Personally, I'm neither a fearmonger nor a skeptic regarding the Chinese economy. It's Chinese politics that give me the heebie-jeebies. For two decades now, it's been plain that the People's Republic faces a day of reckoning with democratization -- and the results will range from turbulence to total breakdown. Once again, Ohmae agrees. Once again, he isn't worried. In The Next Global Stage, he writes, "It no longer matters whether [China] is one country.… It is de facto an assembly of many region-states."
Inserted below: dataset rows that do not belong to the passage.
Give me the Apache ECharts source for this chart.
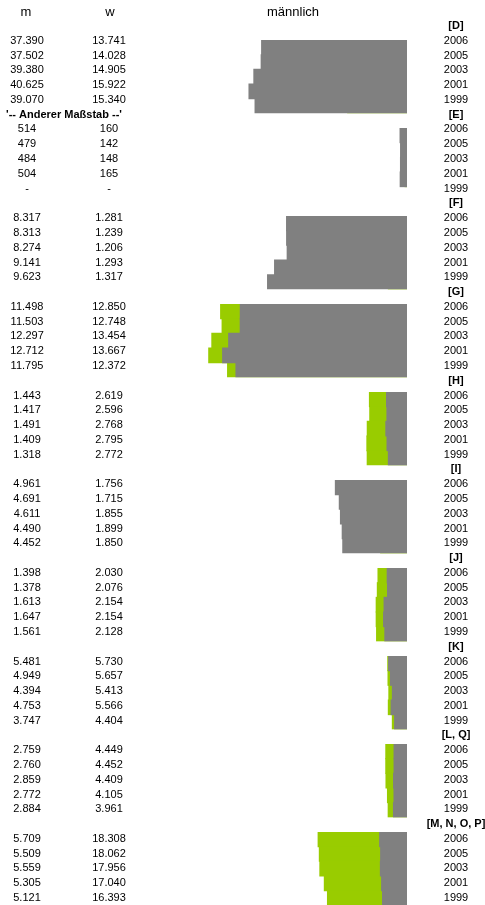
<!DOCTYPE html>
<html>
<head>
<meta charset="utf-8">
<script src="https://cdn.jsdelivr.net/npm/echarts@6/dist/echarts.min.js"></script>
<style>
  html, body { margin: 0; padding: 0; background: #fff; }
  #chart { width: 485px; height: 905px; }
</style>
</head>
<body>
<div id="chart"></div>
<script>
const groups = ['[D]', '[E]', '[F]', '[G]', '[H]', '[I]', '[J]', '[K]', '[L, Q]', '[M, N, O, P]']
const years = ['2006', '2005', '2003', '2001', '1999']

// m = männlich (grau), w = weiblich (grün)
const mD = [37390, 37502, 39380, 40625, 39070]
const wD = [13741, 14028, 14905, 15922, 15340]
const mE = [514, 479, 484, 504, null]
const wE = [160, 142, 148, 165, null]
const mF = [8317, 8313, 8274, 9141, 9623]
const wF = [1281, 1239, 1206, 1293, 1317]
const mG = [11498, 11503, 12297, 12712, 11795]
const wG = [12850, 12748, 13454, 13667, 12372]
const mH = [1443, 1417, 1491, 1409, 1318]
const wH = [2619, 2596, 2768, 2795, 2772]
const mI = [4961, 4691, 4611, 4490, 4452]
const wI = [1756, 1715, 1855, 1899, 1850]
const mJ = [1398, 1378, 1613, 1647, 1561]
const wJ = [2030, 2076, 2154, 2154, 2128]
const mK = [5481, 4949, 4394, 4753, 3747]
const wK = [5730, 5657, 5413, 5566, 4404]
const mL = [2759, 2760, 2859, 2772, 2884]
const wL = [4449, 4452, 4409, 4105, 3961]
const mM = [5709, 5509, 5559, 5305, 5121]
const wM = [18308, 18062, 17956, 17040, 16393]

const maleValues = [mD, mE, mF, mG, mH, mI, mJ, mK, mL, mM]
const femaleValues = [wD, wE, wF, wG, wH, wI, wJ, wK, wL, wM]
// jede Gruppe hat ihren eigenen Maßstab (Achsenmaximum)
const scaleMax = [53300, 14300, 14300, 14300, 14300, 14300, 14300, 60300, 42600, 42600]
const notes = ['', "'-- Anderer Maßstab --'", '', '', '', '', '', '', '', '']

const FONT = 'Liberation Sans, Arial, sans-serif'
const GRAY = '#808080'
const GREEN = '#99cc00'

const plotLeft = 199
const plotRight = 78
// Tabelle (Texte) und Balken haben leicht unterschiedliche Zeilenraster
const labelTop0 = 18.6
const labelRowH = 14.78
const barTop0 = 40
const barPitch = 88
const barRowH = 14.667

function fmt(v) {
  if (v === null || v === undefined) return '-'
  return String(v).replace(/\B(?=(\d{3})+(?!\d))/g, '.')
}

const grid = []
const xAxis = []
const yAxis = []
const series = []
const n = groups.length

// Textspalten
groups.forEach((g, i) => {
  const cats = [g].concat(years)
  grid.push({
    left: plotLeft,
    right: plotRight,
    top: labelTop0 + i * 6 * labelRowH,
    height: 6 * labelRowH,
    outerBoundsMode: 'none'
  })
  xAxis.push({ gridIndex: i, type: 'value', min: 0, max: 1, show: false })
  const axisBase = {
    gridIndex: i,
    type: 'category',
    inverse: true,
    data: cats,
    axisLine: { show: false },
    axisTick: { show: false },
    splitLine: { show: false }
  }
  const labelBase = {
    interval: 0,
    align: 'center',
    margin: 0,
    color: '#000',
    fontFamily: FONT,
    fontSize: 11
  }
  yAxis.push(Object.assign({}, axisBase, {
    position: 'right',
    axisLabel: Object.assign({}, labelBase, {
      margin: 49,
      formatter: (v, idx) => (idx === 0 ? '{b|' + v + '}' : v),
      rich: { b: { fontWeight: 'bold', fontFamily: FONT, fontSize: 11, color: '#000' } }
    })
  }))
  yAxis.push(Object.assign({}, axisBase, {
    position: 'left',
    offset: plotLeft - 27,
    axisLabel: Object.assign({}, labelBase, {
      formatter: (v, idx) => (idx === 0 ? '' : fmt(maleValues[i][idx - 1]))
    })
  }))
  yAxis.push(Object.assign({}, axisBase, {
    position: 'left',
    offset: plotLeft - 109,
    axisLabel: Object.assign({}, labelBase, {
      formatter: (v, idx) => (idx === 0 ? '' : fmt(femaleValues[i][idx - 1]))
    })
  }))
  yAxis.push(Object.assign({}, axisBase, {
    position: 'left',
    offset: plotLeft - 64,
    axisLabel: Object.assign({}, labelBase, {
      fontSize: 11,
      fontWeight: 'bold',
      formatter: (v, idx) => (idx === 0 ? notes[i] : '')
    })
  }))
})

// Balken: w (grün) hinten, m (grau) davor
groups.forEach((g, i) => {
  const gi = n + i
  grid.push({
    left: plotLeft,
    right: plotRight,
    top: barTop0 + i * barPitch,
    height: 5 * barRowH,
    outerBoundsMode: 'none'
  })
  xAxis.push({
    gridIndex: gi,
    type: 'value',
    inverse: true,
    min: 0,
    max: scaleMax[i],
    show: false
  })
  const yi = yAxis.length
  yAxis.push({
    gridIndex: gi,
    type: 'category',
    inverse: true,
    data: years,
    show: false
  })
  series.push({
    name: 'weiblich',
    type: 'bar',
    z: 2,
    xAxisIndex: gi,
    yAxisIndex: yi,
    barGap: '-100%',
    barWidth: barRowH + 1,
    itemStyle: { color: GREEN },
    data: femaleValues[i]
  })
  series.push({
    name: 'männlich',
    type: 'bar',
    z: 3,
    xAxisIndex: gi,
    yAxisIndex: yi,
    barGap: '-100%',
    barWidth: barRowH + 1,
    itemStyle: { color: GRAY },
    data: maleValues[i]
  })
})

const chart = echarts.init(document.getElementById('chart'))
chart.setOption({
  animation: false,
  backgroundColor: '#fff',
  graphic: [
    { type: 'text', x: 26, y: 12, style: { text: 'm', align: 'center', verticalAlign: 'middle', font: '13px ' + FONT, fill: '#000' } },
    { type: 'text', x: 110, y: 12, style: { text: 'w', align: 'center', verticalAlign: 'middle', font: '13px ' + FONT, fill: '#000' } },
    { type: 'text', x: 293, y: 12, style: { text: 'männlich', align: 'center', verticalAlign: 'middle', font: '13px ' + FONT, fill: '#000' } }
  ],
  grid,
  xAxis,
  yAxis,
  series
})
</script>
</body>
</html>
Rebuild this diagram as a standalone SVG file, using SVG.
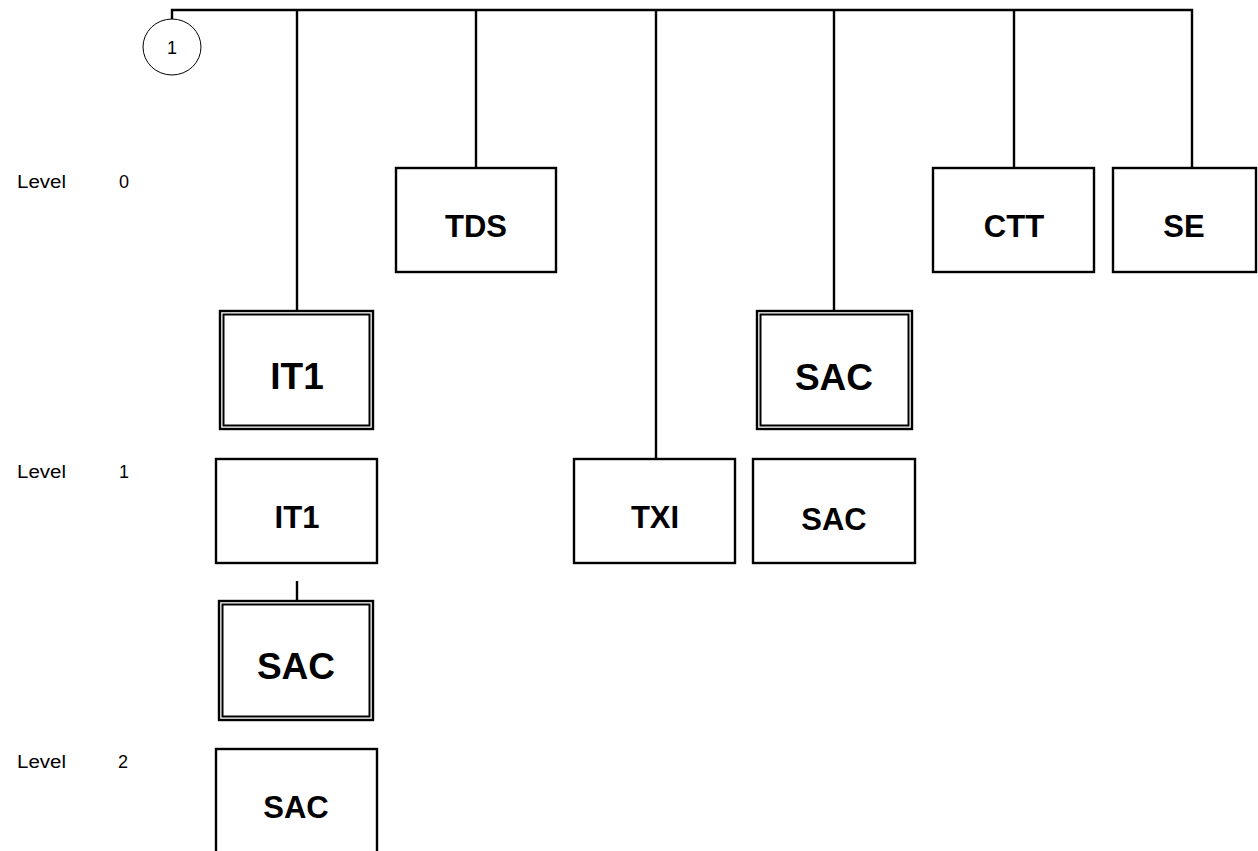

This view strikes me as rather too sanguine -- and rather too naive. And it's one that even Ohmae hints he doesn't entirely believe. His hope is that demands for democratization will come gradually. But he knows that there's another plausible scenario. "If democracy is introduced too quickly to China," he tells me, "it is going to be the most violent country that you've ever seen. You give 800 million rural people the right to decide their future and you know what's going to happen? Robbery of the coastal regions."

Businesspeople around the world, I've learned, love to talk about revolution. But they know that actual revolutions are rarely good for business. Lately, China has provided the kind of balance between order and chaos that capitalists thrive on. But should the balance swing to chaos, all bets will be off in China. Even Ohmae's beloved turtles may decide that they can't go home again.